É possível dizer que, em nossa cultura de massa, o
mundo da moda, com seus protocolos de desfiles e sua poderosa criação de
imagens divulgadas na mídia, constitui-se um local privilegiado da perene luta
dos sexos, pois ali são permanentemente criadas novas versões das formas de
representar as diferenças sexuais. Manipulando o desejo ao ocultar ou exibir o corpo,
a moda pretende determinar como a mulher e, mais recentemente, o homem devem
(a)parecer. Lidando de forma livre e fantasiosa com a diferença sexual, a moda
procura negá-la (mulheres se vestem como homens e vice-versa), exacerbá-la
(mulheres super “femininas”, homens de uma “macheza” impossível), superá-la (o
uso de modelos cada vez mais jovens, andróginos, angelicais, nem homens nem
mulheres, seres de pura beleza) ou redefini-la (o uso de transexuais). Talvez por
isso mesmo, o mundo da moda tem provocado crescente atração no grande público.

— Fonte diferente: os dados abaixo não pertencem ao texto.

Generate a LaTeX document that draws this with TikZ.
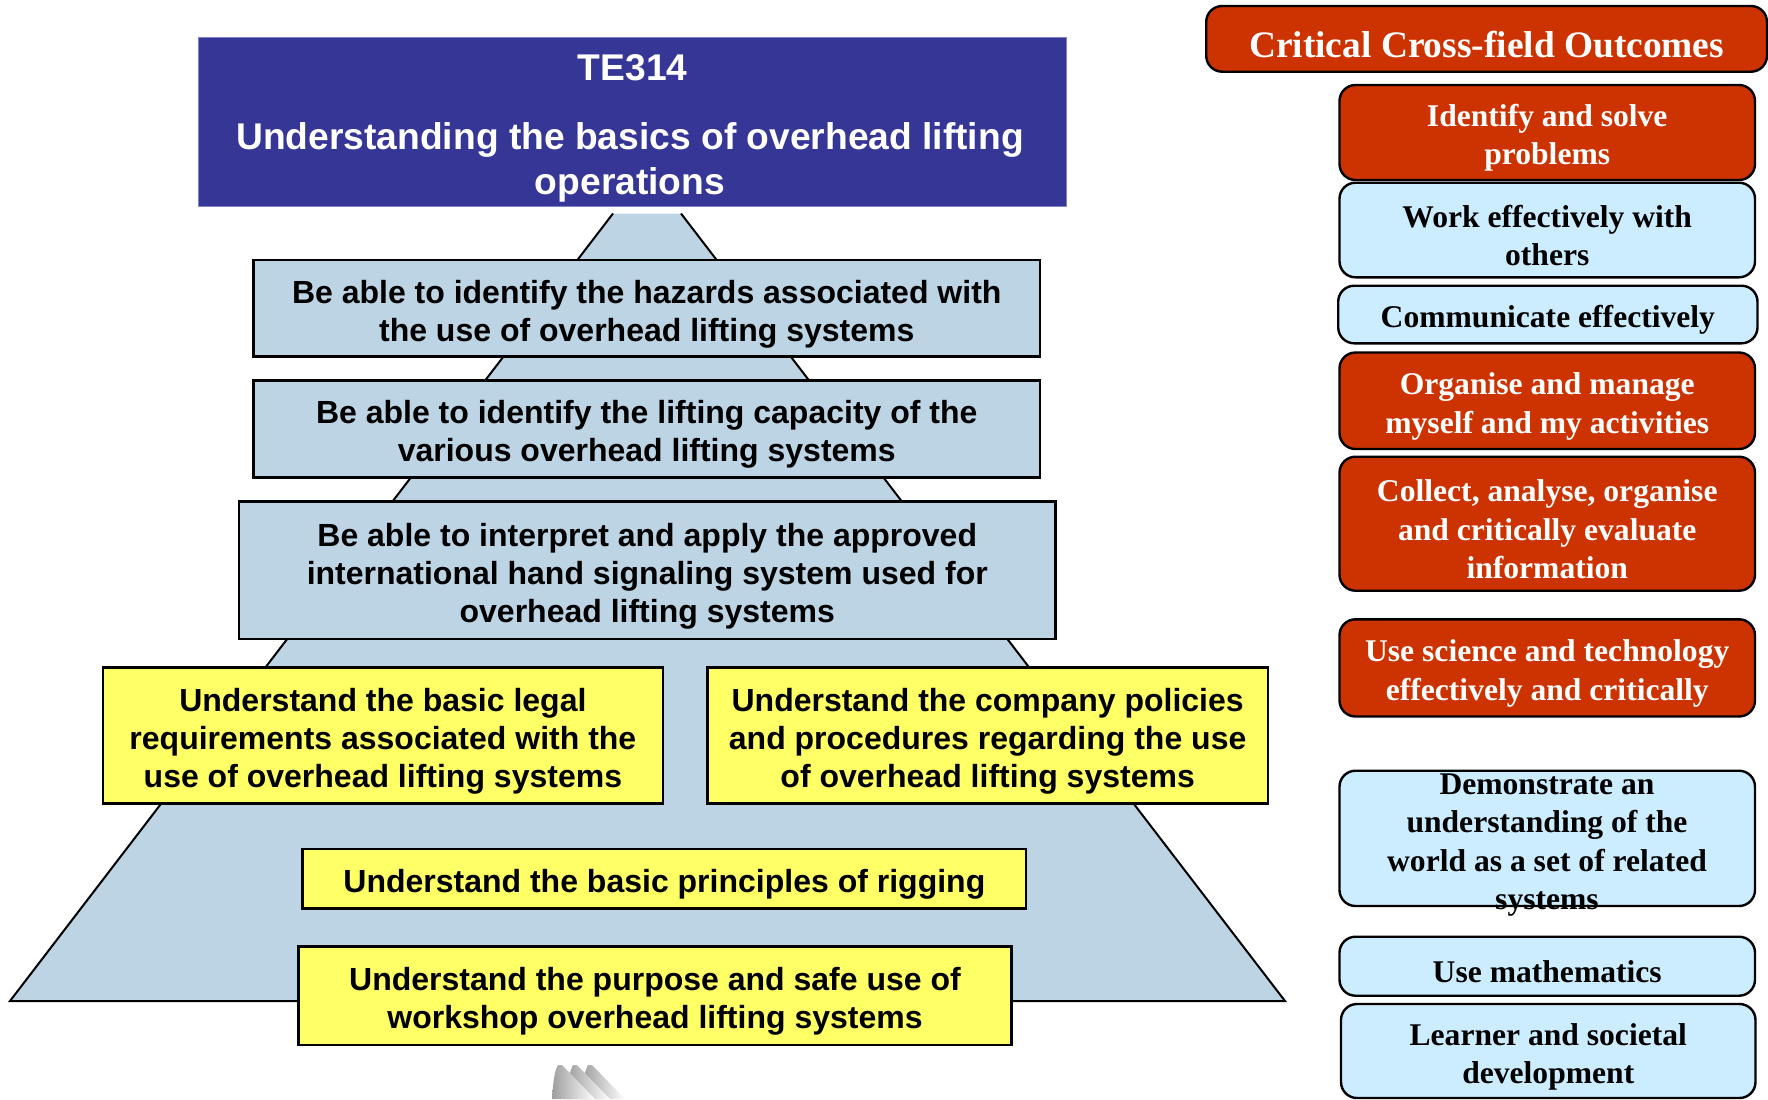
\documentclass[tikz,border=0pt]{standalone}
\usepackage{fontspec}
\setmainfont{Liberation Serif}
\setsansfont{Liberation Sans}
\definecolor{titleblue}{RGB}{54,54,150}
\definecolor{titleedge}{RGB}{130,130,200}
\definecolor{pyr}{RGB}{188,212,228}
\definecolor{yel}{RGB}{255,255,102}
\definecolor{cred}{RGB}{204,51,0}
\definecolor{lblue}{RGB}{204,236,255}
% box node plus its text node: style, text style, name, x1, y1, x2, y2 (text as 8th via next arg)
\newcommand\obox[8]{%
  \node[#1, corners={#4}{#5}{#6}{#7}] (#3) {};
  \node[#2] (#3-t) at ([yshift=-2.8pt]#3.center) {#8};}
\begin{document}
\begin{tikzpicture}[x=0.5pt,y=-0.5pt,
  corners/.style n args={4}{minimum width={0.5pt*(#3-#1)}, minimum height={0.5pt*(#4-#2)},
    at={({(#1+#3)/2},{(#2+#4)/2})}},
  sq/.style={inner sep=0pt, line width=1.3pt, draw=black},
  sqt/.style={inner sep=0pt, align=center, font=\sffamily\bfseries\fontsize{16}{19}\selectfont},
  pbox/.style={sq, fill=pyr},
  ybox/.style={sq, fill=yel},
  rbox/.style={inner sep=0pt, line width=1.2pt, draw=black, rounded corners=8pt},
  rt/.style={inner sep=0pt, align=center, font=\rmfamily\bfseries\fontsize{15.8}{19.1}\selectfont},
  redt/.style={rt, text=white},
  redbox/.style={rbox, fill=cred},
  bluebox/.style={rbox, fill=lblue},
  titletext/.style={text=white, align=center, inner sep=0pt,
    font=\sffamily\bfseries\fontsize{18.6}{22.4}\selectfont},
  swoosh/.style={left color=black!38, right color=white, draw=none}
]
\useasboundingbox (0,0) rectangle (1768,1099);

% pyramid
\fill[pyr] (613,213.5) -- (681,213.5) -- (1285,1001) -- (10,1001) -- cycle;
\draw[line width=1pt, line join=miter] (613,213.5) -- (10,1001) -- (1285,1001) -- (681,213.5);

% title
\node[fill=titleblue, draw=titleedge, line width=0.6pt, inner sep=0pt,
  corners={198.5}{37.2}{1066.7}{206.4}] (title) {};
\node[titletext] (te) at (632.6,68) {TE314};
\node[titletext] (tt) at (630,162) {Understanding the basics of overhead lifting\\operations};

% pyramid boxes
\obox{pbox}{sqt}{hz}{253.5}{260}{1040}{356.7}{Be able to identify the hazards associated with\\the use of overhead lifting systems}
\obox{pbox}{sqt}{cap}{253.5}{380.5}{1040}{477.5}{Be able to identify the lifting capacity of the\\various overhead lifting systems}
\obox{pbox}{sqt}{sig}{239}{501.7}{1055.5}{639}{Be able to interpret and apply the approved\\international hand signaling system used for\\overhead lifting systems}
\obox{ybox}{sqt}{leg}{102.8}{667.7}{663}{803.3}{Understand the basic legal\\requirements associated with the\\use of overhead lifting systems}
\obox{ybox}{sqt}{pol}{707.3}{667.7}{1268}{803.3}{Understand the company policies\\and procedures regarding the use\\of overhead lifting systems}
\obox{ybox}{sqt}{rig}{302.7}{849}{1026}{908.5}{Understand the basic principles of rigging}
\obox{ybox}{sqt}{pur}{298.5}{946.7}{1011.5}{1045}{Understand the purpose and safe use of\\workshop overhead lifting systems}

% swoosh at bottom
\foreach \L in {582,567,552}{
  \path[swoosh] (\L,1099) .. controls (\L+1,1085) and (\L+2,1072) .. (\L+6,1065)
    -- (\L+10,1065) -- (\L+43,1099) -- cycle;
}

% critical cross-field outcomes
\obox{redbox}{redt, font=\rmfamily\bfseries\fontsize{18.7}{22.5}\selectfont}{ccfo}{1206.2}{6}{1767}{71.7}{Critical Cross-field Outcomes}
\obox{redbox}{redt}{is}{1339.5}{85}{1755}{180}{Identify and solve\\problems}
\obox{bluebox}{rt}{we}{1339.5}{182.7}{1755}{277.3}{Work effectively with\\others}
\obox{bluebox}{rt}{ce}{1338.2}{285.7}{1757.5}{343.3}{Communicate effectively}
\obox{redbox}{redt}{om}{1339.5}{352.5}{1755}{449}{Organise and manage\\myself and my activities}
\obox{redbox}{redt}{ca}{1339.5}{456.7}{1755}{590.7}{Collect, analyse, organise\\and critically evaluate\\information}
\obox{redbox}{redt}{us}{1339.5}{619.3}{1755}{716.5}{Use science and technology\\effectively and critically}
\node[bluebox, corners={1339.5}{770.7}{1755}{906}] (du) {};
\node[rt] (du-t) at (1547,845) {Demonstrate an\\understanding of the\\world as a set of related\\systems};
\obox{bluebox}{rt}{um}{1339.5}{936.7}{1755}{995.7}{Use mathematics}
\obox{bluebox}{rt}{ls}{1341}{1004}{1755.5}{1098}{Learner and societal\\development}
\end{tikzpicture}
\end{document}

Os desfiles de alta costura, antes acontecimentos destinados a grupos restritos, foram transformados em espetáculo
de massa pela televisão. A liberdade com a qual a moda lida com as
diferenças sexuais não nos deve fazer esquecer que tais diferenças – marcadas
no corpo, nos genes, na cultura - são um limite imposto pela realidade. É
verdade que a história está marcada pela luta do homem para transcender e
vencer os limites que a realidade lhe oferece. É justamente esta rebeldia, o
desejo de modificar a realidade e transpor as limitações, o que faz com que o
conhecimento e a arte possam progredir. Mas é preciso fazer uma discriminação
entre os limites que podem ser transpostos e os que não, pois estes, ao serem
desrespeitados, levam ao beco sem saída do delírio, da loucura, da morte. O transexual – figura fortemente representada por
Lea T - enfrenta um limite até muito recentemente tido como intransponível. Ao
invés de anatematizar precipitadamente estes exploradores que caminham à beira
do abismo, talvez devêssemos aguardar para ver o que nos trarão ao regressarem
de suas expedições pelos confins dos mundos desconhecidos nos quais se
embrenharam. Somente então saberemos se estão eles expandindo a experiência
humana ou desperdiçando-a de forma irreversível. (*) Publicado no caderno “Aliás” do jornal “O
Estado de São Paulo” em 16/01/2011, sob o título “Desafiando o intransponível”.